Imagine you had invested in something back in 2009 and it had returned 25% every year for the past seven years – a total return of about 480%. Then imagine that the value of that investment was 100% linked to the bond market. What would you do?
The market has taught us (over and over again) that returns of 20% plus are unsustainable over the long term. And it is beginning to look like the 30-year bond bull market might end with more of a crash than a whimper: the global bond market has just had its worst month in 25 years. So I think I know what you would do: you’d sell it – as fast as you possibly could.
You may be wondering what this fabulous investment is; it is a defined benefit pension scheme. Back in 2009, a friend of mine in his mid-40s asked for a transfer value for a fund expected to pay out the equivalent of £5,000 a year when he turns 65. The answer was £63,000 – 12 times the expected annual income. That was interesting, but not enough to be worth following up. An inflation-linked income (up to a maximum of 5% a year in this case) guaranteed forever is an unusually valuable thing.
He asked again this year. This time the answer was nearly £300,000 – 40 times the expected annual income (which is now more like £7,000). Wow. We all know by now what has happened here ¬– pension funds have felt forced to value their future liabilities based on long bond yields in the UK; yields which hit record lows earlier in the year. That has translated through to individual transfer values: the more bond yields have fallen, the more transfer values have risen. So much so that even the smallest of pensions is worth a rather large fortune.

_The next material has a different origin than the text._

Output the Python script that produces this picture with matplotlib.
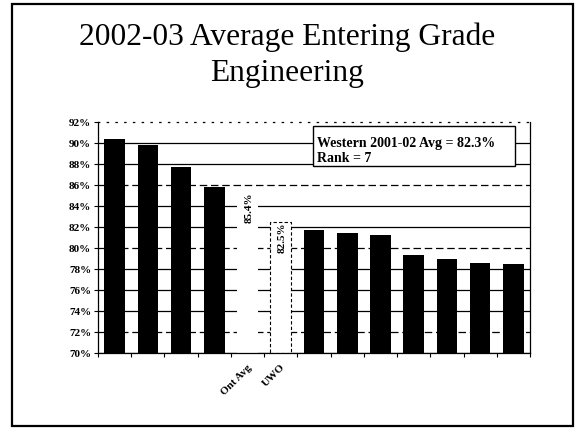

The question now is simple: at £300,000, is the transfer value so high that it is worth selling? I think it is. The first thing to say is that the price is very unlikely ever to be higher than 40 times the income; instinct tells you that’s a bubble price and, if the pace of the rise in the transfer value alone isn’t enough to scream “bubble trouble” at you, any proper analysis of the bond market has been telling you the same thing for a few years now.
Bonds are simple things: you hand over some cash; after an agreed number of years you get it back again – plus or minus a bit, depending on how close to its issue you bought it. You also get a stream of payments (coupons) along the way to compensate you for handing over the cash in the first place (the idea is that you get enough to cover inflation, plus a bit more). All fine – unless the deal doesn’t make you enough to cover inflation plus a bit more (as has often been the case over the past few years). Then there is no positive point in being in the market at all. There is only risk.
That is particularly the case now inflation expectations are rising. The US is close to full employment, wages were rising even before the election; Trump is planning to focus his administration on the one area where he actually has experience (building stuff); oil prices are rising as Opec gets a grip; and there is still a huge overhang of monetary stimulus around the world (see Japan). What could possibly go wrong?
Anyone buying bonds in this environment has been either a forced buyer (most likely a pension fund) or a speculative buyer (one who has been proven to be this bubble’s “greater fool”). There has been no value in the market for some time – and even as prices have come off a bit, there still isn’t. But a defined-benefit pension isn’t just about the value of the effective underlying assets. It’s about the certainty – and the lovely lack of responsibility that comes with it.
Knowing you’ll get paid every month forever whatever happens must be a fabulous feeling (I wouldn’t know, as I don’t have one). Can having £300,000 to invest yourself now create anything like the same certainty of £7,000 a year inflation-linked from the age 65? Assume constant pricing and no capital losses and the answer is clearly yes.
It is also yes if you take the cash, stick it in your Sipp, join the great rotation from bonds into equities, lose 30% of it in the markets and totally fail to make that 30% back over the following 20 years. Even then, you will have enough capital to provide you with £7,000 a year until you are 95 (and living to 95 is still very unusual).
The problem that anyone considering transferring out of a defined-benefit pension really needs to think about is inflation. Most defined-benefit schemes link the income they pay out to the retail prices index and will increase it every year by the lower of either that, or a set inflation cap (usually 3 to 5%). Let’s say inflation is 5% a year every year for the next 20 years. Let’s also say that you decide to play things super safe with your cash and keep it in a cash fund paying 1% a year (I don’t recommend this, but for the sake of argument, let’s say you do).
In 20 years, you’ll have £366,000. But the payment you would have got under your DB pension has gone up to £18,500. OK or not OK? Still OK. That’s a worst-case scenario – and you would still have enough in the pot to replicate 20 years of DB payments.
Things could be worse, of course. You could lose money on your investments every year, for example. But it isn’t very likely: play around with the numbers a bit and, while you can find a few periods in which equities have made a negative return, almost all show a positive return. Invest fully, reinvest dividends, diversify, keep charges as low as you possibly can and stay in the market for the long term and you very rarely lose. Add it all up and it is hard to see too much risk in taking the £300,000.
My friend is taking the money – and his chances with it. It is, he says, the last gift he expects from the great bond bull market. But it’s a good one.